Open PettitWesley opened 1 year ago
As noted here, there are potentially two bugs/needed enhancements, and the second is to support non-UTC timestamp for S3: https://github.com/aws/aws-for-fluent-bit/issues/432#issuecomment-1309413465
@PettitWesley I assume this is still a known issue and being worked on and/or tracked? We just saw this on a cluster which has a massive amount of pods (41). The folder we wrote to within S3 had the correct date but the timestamp of the gzip file itself was from yesterday: contents within however are from today.
Would it make sense to update the "last modified date" of the gzip file just prior to uploading?
https://github.com/aws/aws-for-fluent-bit/releases/tag/v2.31.3 @cdancy 2.31.3 has that feature, but then we removed it because a recent change in S3 (possibly that one or possibly another) added instability, so we reverted all recent S3 changes.
All of the S3 fixes will come back soonish, once I complete the S3 stability refactor (code complete and tested but one pending core change to enable it) : https://github.com/PettitWesley/fluent-bit/pull/24
@PettitWesley that's for getting back. We'll keep following for now. Not a show-stopper but something we noticed trying to debug logs that left us scratching our heads wondering if we were sane or not :)

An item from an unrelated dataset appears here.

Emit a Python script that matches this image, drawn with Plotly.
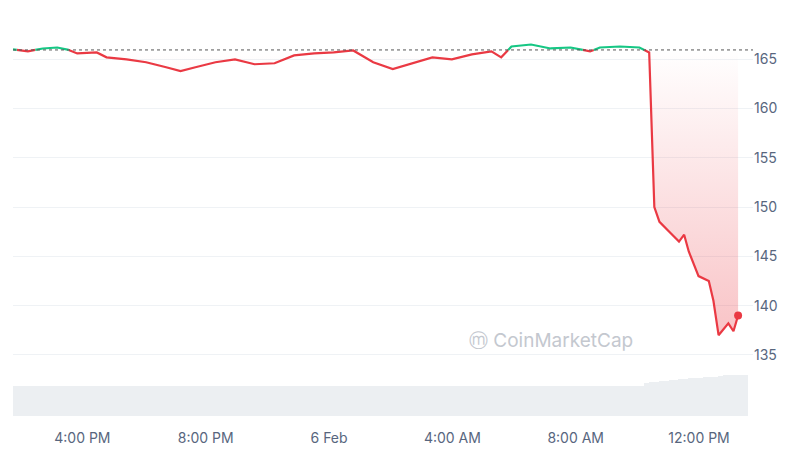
import plotly.graph_objects as go
import pandas as pd

times = ["2025-02-05 13:45","2025-02-05 14:14","2025-02-05 14:43","2025-02-05 15:11","2025-02-05 15:31",
"2025-02-05 15:50","2025-02-05 16:28","2025-02-05 16:47","2025-02-05 17:26","2025-02-05 18:04",
"2025-02-05 18:43","2025-02-05 19:11","2025-02-05 19:40","2025-02-05 20:19","2025-02-05 20:57",
"2025-02-05 21:35","2025-02-05 22:14","2025-02-05 22:52","2025-02-05 23:31","2025-02-06 00:09",
"2025-02-06 00:47","2025-02-06 01:26","2025-02-06 02:04","2025-02-06 02:43","2025-02-06 03:21",
"2025-02-06 03:59","2025-02-06 04:38","2025-02-06 05:16","2025-02-06 05:35","2025-02-06 05:55",
"2025-02-06 06:33","2025-02-06 07:11","2025-02-06 07:50","2025-02-06 08:28","2025-02-06 08:47",
"2025-02-06 09:26","2025-02-06 10:04","2025-02-06 10:23","2025-02-06 10:33","2025-02-06 10:43",
"2025-02-06 11:02","2025-02-06 11:21","2025-02-06 11:31","2025-02-06 11:40","2025-02-06 11:59",
"2025-02-06 12:19","2025-02-06 12:28","2025-02-06 12:38","2025-02-06 12:57","2025-02-06 13:07",
"2025-02-06 13:16"]
prices = [166.0,165.8,166.1,166.2,166.0,165.6,165.7,165.2,165.0,164.7,164.2,163.8,164.2,164.7,165.0,
164.5,164.6,165.4,165.6,165.7,165.9,164.7,164.0,164.6,165.2,165.0,165.5,165.8,165.2,166.3,166.5,
166.1,166.2,165.8,166.2,166.3,166.2,165.7,150.0,148.5,147.5,146.5,147.2,145.5,143.0,142.5,140.5,
137.0,138.2,137.4,139.0]
volume = [10,10,10,10,10,10,10,10,10,10,10,10,10,10,10,10,10,10,10,10,10,10,10,10,10,10,10,10,10,10,
10,10,10,10,10,10,10,10,11,11.5,11.8,12,12.2,12.4,12.6,12.8,13,13.2,13.4,13.6,13.8]
baseline = 165.95

t = pd.to_datetime(times)
gx, gy, rx, ry = [], [], [], []
for i in range(len(prices)):
    up = prices[i] > baseline
    if i > 0:
        p0, p1 = prices[i-1], prices[i]
        if (p0 > baseline) != up:
            f = (baseline - p0) / (p1 - p0)
            tc = t[i-1] + (t[i] - t[i-1]) * f
            gx.append(tc); gy.append(baseline); rx.append(tc); ry.append(baseline)
            if up:
                rx.append(None); ry.append(None)
            else:
                gx.append(None); gy.append(None)
    if up:
        gx.append(t[i]); gy.append(prices[i])
    else:
        rx.append(t[i]); ry.append(prices[i])

fig = go.Figure()
fig.add_trace(go.Bar(x=t, y=volume, marker_color="#eceff2", marker_line_width=0, yaxis="y2", width=40*60*1000))
fig.add_trace(go.Scatter(x=t, y=[baseline]*len(t), mode="lines", line=dict(width=0), hoverinfo="skip"))
fig.add_trace(go.Scatter(x=t, y=[min(p, baseline) for p in prices], mode="lines", line=dict(width=0),
                         fill="tonexty", fillcolor="rgba(234,57,67,0.15)",
                         fillgradient=dict(type="vertical", colorscale=[[0, "rgba(234,57,67,0.3)"], [1, "rgba(234,57,67,0.0)"]])))
fig.add_trace(go.Scatter(x=rx, y=ry, mode="lines", line=dict(color="#ea3943", width=2.2), connectgaps=False))
fig.add_trace(go.Scatter(x=gx, y=gy, mode="lines", line=dict(color="#16c784", width=2.2), connectgaps=False))
fig.add_trace(go.Scatter(x=[t[-1]], y=[prices[-1]], mode="markers", marker=dict(color="#ea3943", size=8)))
fig.add_shape(type="line", xref="paper", x0=0, x1=1, y0=baseline, y1=baseline,
              line=dict(color="#555", width=1, dash="dot"))
fig.add_annotation(xref="paper", yref="paper", x=0.84, y=0.155, text="ⓜ CoinMarketCap", showarrow=False,
                   font=dict(size=19, color="#c4c8cf", family="Inter"))

fig.update_layout(
    width=800, height=460, margin=dict(l=5, r=55, t=5, b=52),
    paper_bgcolor="white", plot_bgcolor="white", showlegend=False, bargap=0,
    font=dict(family="Inter", size=14, color="#58667e"),
    xaxis=dict(range=[t[0], pd.Timestamp("2025-02-06 13:45")], showgrid=False, showline=False,
               tickvals=pd.to_datetime(["2025-02-05 16:00","2025-02-05 20:00","2025-02-06 00:00",
                                        "2025-02-06 04:00","2025-02-06 08:00","2025-02-06 12:00"]),
               ticktext=["4:00 PM","8:00 PM","6 Feb","4:00 AM","8:00 AM","12:00 PM"], ticks="",
               automargin=False, ticklabelstandoff=12),
    yaxis=dict(side="right", range=[128.8, 169.7], tickvals=[135,140,145,150,155,160,165],
               gridcolor="#eff2f5", zeroline=False, ticks="", automargin=False),
    yaxis2=dict(overlaying="y", range=[0, 135], visible=False),
)
fig.write_html("out.html")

I'm not sure that the bug fix for https://github.com/aws/aws-for-fluent-bit/issues/459#issuecomment-1622111965 above will resolve the issue
We are using fluentbit to write logs to s3 and then using Athena partitioning to query the logs
eg
A file written to s3 with path year=2023/month=10/day=04/hour=03/somefile.gz
SELECT * FROM servicelogs WHERE year = 2023 and month = 10 and day = 4 and hour = 3;
If the file receives its s3 prefix from the time of the first log, this log could contain records from hour 4.
Ideally fluentbit would cutover to a new file at the partition change.